Start of Stored data

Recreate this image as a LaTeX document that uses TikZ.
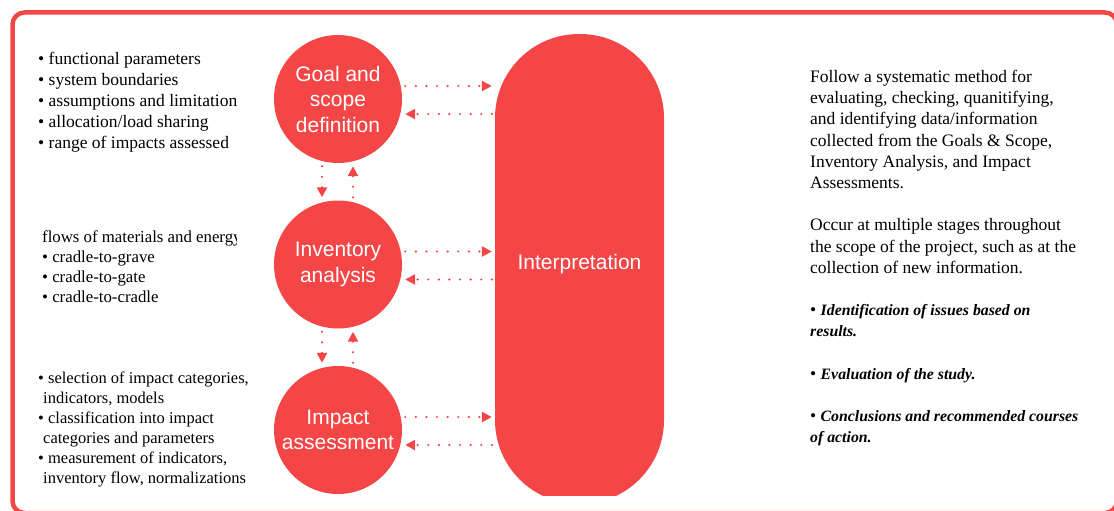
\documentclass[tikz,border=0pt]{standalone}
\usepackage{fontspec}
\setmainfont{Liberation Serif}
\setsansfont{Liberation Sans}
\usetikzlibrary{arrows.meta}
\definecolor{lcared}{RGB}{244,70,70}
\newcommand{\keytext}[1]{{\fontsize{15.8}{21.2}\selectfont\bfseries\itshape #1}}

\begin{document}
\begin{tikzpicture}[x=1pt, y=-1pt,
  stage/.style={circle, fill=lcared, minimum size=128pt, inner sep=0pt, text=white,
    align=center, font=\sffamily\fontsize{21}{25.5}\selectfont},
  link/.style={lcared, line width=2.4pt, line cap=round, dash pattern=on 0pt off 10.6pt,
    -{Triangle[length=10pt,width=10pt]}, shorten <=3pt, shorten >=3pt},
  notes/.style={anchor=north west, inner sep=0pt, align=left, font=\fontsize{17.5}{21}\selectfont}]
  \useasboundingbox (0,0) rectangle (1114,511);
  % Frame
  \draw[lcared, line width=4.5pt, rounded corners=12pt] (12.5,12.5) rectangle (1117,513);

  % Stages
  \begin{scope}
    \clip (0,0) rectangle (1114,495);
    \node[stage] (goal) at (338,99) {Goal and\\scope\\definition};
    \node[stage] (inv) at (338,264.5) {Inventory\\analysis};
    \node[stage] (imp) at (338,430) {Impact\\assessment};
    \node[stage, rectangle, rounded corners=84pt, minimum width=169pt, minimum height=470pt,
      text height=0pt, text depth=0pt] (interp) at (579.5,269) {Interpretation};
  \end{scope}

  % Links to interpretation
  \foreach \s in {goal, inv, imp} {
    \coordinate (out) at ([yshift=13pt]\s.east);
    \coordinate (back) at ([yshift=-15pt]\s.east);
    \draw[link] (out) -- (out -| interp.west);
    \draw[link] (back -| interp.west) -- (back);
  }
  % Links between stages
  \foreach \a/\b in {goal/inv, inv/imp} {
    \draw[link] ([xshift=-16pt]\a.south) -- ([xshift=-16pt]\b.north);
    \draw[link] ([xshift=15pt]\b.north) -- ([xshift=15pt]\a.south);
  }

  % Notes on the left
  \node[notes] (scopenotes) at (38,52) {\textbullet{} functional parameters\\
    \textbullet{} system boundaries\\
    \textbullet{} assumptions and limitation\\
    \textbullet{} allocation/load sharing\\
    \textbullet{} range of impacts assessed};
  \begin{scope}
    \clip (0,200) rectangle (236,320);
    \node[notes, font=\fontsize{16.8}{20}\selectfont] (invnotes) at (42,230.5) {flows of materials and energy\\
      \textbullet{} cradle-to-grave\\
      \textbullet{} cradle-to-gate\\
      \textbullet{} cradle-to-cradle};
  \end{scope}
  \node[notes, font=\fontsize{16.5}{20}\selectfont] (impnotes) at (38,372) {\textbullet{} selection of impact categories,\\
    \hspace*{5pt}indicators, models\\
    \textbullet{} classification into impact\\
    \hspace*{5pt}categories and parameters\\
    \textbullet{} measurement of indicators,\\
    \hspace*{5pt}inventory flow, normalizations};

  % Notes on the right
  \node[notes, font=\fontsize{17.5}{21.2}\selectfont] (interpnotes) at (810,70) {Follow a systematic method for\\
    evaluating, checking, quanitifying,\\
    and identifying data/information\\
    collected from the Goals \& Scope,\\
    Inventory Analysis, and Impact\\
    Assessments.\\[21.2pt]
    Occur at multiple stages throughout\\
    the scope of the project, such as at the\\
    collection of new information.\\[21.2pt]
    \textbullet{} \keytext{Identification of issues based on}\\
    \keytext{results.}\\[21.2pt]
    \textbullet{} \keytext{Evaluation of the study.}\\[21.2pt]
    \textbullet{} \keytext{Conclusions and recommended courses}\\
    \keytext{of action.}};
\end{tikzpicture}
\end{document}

End of Stored data
Start of Stored data

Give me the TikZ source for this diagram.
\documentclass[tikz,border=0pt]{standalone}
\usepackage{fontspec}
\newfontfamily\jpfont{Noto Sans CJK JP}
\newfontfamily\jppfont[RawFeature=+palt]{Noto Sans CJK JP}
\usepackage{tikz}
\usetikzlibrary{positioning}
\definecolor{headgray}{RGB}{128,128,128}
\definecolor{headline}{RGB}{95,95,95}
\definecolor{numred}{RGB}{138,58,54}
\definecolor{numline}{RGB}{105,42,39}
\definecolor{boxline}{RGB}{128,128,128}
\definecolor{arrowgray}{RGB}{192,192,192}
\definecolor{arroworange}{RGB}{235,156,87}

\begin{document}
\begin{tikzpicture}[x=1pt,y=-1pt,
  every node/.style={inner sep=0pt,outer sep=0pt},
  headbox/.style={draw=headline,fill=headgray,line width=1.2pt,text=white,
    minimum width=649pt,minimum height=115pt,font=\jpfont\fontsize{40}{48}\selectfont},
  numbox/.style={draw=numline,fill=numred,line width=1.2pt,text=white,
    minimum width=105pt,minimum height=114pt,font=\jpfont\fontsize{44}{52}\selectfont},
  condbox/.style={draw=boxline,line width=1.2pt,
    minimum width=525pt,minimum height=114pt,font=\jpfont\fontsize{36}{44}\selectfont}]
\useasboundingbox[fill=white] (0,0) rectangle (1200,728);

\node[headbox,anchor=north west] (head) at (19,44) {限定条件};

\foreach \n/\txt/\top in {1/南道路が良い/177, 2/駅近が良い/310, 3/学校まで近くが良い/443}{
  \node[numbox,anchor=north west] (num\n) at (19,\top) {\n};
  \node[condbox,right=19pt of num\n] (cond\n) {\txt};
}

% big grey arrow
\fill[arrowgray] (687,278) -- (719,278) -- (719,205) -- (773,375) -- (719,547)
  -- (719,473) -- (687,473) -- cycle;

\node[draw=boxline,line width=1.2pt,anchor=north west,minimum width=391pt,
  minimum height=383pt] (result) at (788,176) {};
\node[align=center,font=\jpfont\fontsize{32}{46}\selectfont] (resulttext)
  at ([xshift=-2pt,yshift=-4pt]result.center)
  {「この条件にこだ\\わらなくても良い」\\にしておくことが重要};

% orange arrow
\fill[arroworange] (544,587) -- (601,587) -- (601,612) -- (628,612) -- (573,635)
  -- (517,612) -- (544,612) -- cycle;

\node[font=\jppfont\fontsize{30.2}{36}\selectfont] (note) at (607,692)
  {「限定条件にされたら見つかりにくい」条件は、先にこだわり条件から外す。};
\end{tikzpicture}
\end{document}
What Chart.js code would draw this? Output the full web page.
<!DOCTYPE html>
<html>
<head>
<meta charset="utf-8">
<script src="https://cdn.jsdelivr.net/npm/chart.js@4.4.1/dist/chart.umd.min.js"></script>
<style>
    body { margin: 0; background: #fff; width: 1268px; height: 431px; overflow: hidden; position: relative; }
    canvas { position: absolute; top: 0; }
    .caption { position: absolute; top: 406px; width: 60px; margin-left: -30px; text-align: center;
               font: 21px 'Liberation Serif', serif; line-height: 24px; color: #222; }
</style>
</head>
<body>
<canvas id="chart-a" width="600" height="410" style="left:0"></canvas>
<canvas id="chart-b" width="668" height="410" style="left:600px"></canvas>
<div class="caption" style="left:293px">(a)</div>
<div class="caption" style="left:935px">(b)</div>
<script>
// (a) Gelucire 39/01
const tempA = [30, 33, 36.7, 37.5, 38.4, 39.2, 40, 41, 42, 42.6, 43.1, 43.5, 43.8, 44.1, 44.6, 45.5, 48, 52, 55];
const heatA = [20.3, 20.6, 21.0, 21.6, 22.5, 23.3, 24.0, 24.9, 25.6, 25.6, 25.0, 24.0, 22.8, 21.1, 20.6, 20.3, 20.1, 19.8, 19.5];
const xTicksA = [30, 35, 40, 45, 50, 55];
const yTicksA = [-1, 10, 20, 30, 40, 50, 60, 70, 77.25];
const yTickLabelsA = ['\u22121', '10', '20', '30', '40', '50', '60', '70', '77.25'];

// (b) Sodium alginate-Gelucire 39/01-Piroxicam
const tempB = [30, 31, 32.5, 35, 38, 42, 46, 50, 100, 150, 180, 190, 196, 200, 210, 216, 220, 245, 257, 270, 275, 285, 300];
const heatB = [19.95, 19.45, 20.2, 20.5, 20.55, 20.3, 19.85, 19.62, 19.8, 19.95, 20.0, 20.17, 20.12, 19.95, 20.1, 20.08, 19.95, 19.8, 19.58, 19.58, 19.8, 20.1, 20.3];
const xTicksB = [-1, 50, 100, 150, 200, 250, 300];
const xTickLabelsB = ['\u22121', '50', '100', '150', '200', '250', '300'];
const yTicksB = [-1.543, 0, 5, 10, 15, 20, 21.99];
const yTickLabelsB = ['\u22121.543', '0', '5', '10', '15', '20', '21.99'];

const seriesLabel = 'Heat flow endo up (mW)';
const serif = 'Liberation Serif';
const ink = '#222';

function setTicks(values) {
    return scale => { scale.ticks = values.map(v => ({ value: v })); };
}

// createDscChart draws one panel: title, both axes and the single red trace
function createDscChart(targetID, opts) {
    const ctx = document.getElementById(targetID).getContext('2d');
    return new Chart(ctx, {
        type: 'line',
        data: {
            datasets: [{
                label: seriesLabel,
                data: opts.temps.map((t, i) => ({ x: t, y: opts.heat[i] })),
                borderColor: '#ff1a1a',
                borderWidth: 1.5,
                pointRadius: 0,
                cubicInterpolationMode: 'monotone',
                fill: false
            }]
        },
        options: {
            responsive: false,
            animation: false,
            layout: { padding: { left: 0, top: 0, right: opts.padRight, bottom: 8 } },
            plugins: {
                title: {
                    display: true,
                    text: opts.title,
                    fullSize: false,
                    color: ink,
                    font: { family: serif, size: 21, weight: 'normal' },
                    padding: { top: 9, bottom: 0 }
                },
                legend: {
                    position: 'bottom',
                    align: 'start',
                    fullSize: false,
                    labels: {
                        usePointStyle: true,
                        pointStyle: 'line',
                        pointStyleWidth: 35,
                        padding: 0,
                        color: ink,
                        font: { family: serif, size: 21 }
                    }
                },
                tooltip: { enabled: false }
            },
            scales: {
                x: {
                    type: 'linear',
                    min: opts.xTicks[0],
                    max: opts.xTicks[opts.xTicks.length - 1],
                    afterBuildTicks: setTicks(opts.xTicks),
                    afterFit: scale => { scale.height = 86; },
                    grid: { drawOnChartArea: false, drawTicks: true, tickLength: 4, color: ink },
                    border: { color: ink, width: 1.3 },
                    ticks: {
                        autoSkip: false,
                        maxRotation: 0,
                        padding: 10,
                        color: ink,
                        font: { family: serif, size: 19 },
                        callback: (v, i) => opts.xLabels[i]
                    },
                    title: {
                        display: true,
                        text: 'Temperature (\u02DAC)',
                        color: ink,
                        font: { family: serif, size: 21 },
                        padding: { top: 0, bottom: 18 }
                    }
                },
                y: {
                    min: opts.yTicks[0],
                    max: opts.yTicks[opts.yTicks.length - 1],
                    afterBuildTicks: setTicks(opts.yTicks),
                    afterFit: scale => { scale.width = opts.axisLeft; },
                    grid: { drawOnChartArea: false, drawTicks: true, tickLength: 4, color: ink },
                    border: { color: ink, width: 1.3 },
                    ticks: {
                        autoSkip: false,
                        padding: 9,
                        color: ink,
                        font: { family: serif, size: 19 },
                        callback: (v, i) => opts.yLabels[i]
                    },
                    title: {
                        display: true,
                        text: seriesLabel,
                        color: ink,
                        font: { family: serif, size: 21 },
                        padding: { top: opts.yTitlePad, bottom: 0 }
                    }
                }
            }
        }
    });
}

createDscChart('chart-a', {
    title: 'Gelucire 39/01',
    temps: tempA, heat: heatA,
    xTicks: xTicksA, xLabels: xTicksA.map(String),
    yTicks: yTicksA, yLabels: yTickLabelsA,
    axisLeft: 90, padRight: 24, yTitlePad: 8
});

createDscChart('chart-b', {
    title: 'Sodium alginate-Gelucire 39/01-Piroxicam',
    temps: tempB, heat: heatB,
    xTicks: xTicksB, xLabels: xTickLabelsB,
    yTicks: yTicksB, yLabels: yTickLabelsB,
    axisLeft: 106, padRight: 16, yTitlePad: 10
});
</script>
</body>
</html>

End of Stored data

#### What you will do:
Look above for the line with "Recreate this image"; quote it and every line after it, stopping after the line with "(12.5,12.5) rectangle (1117,513);", exactly, with nothing added and without pictures.

#### Expected answer:
Recreate this image as a LaTeX document that uses TikZ.
\documentclass[tikz,border=0pt]{standalone}
\usepackage{fontspec}
\setmainfont{Liberation Serif}
\setsansfont{Liberation Sans}
\usetikzlibrary{arrows.meta}
\definecolor{lcared}{RGB}{244,70,70}
\newcommand{\keytext}[1]{{\fontsize{15.8}{21.2}\selectfont\bfseries\itshape #1}}

\begin{document}
\begin{tikzpicture}[x=1pt, y=-1pt,
  stage/.style={circle, fill=lcared, minimum size=128pt, inner sep=0pt, text=white,
    align=center, font=\sffamily\fontsize{21}{25.5}\selectfont},
  link/.style={lcared, line width=2.4pt, line cap=round, dash pattern=on 0pt off 10.6pt,
    -{Triangle[length=10pt,width=10pt]}, shorten <=3pt, shorten >=3pt},
  notes/.style={anchor=north west, inner sep=0pt, align=left, font=\fontsize{17.5}{21}\selectfont}]
  \useasboundingbox (0,0) rectangle (1114,511);
  % Frame
  \draw[lcared, line width=4.5pt, rounded corners=12pt] (12.5,12.5) rectangle (1117,513);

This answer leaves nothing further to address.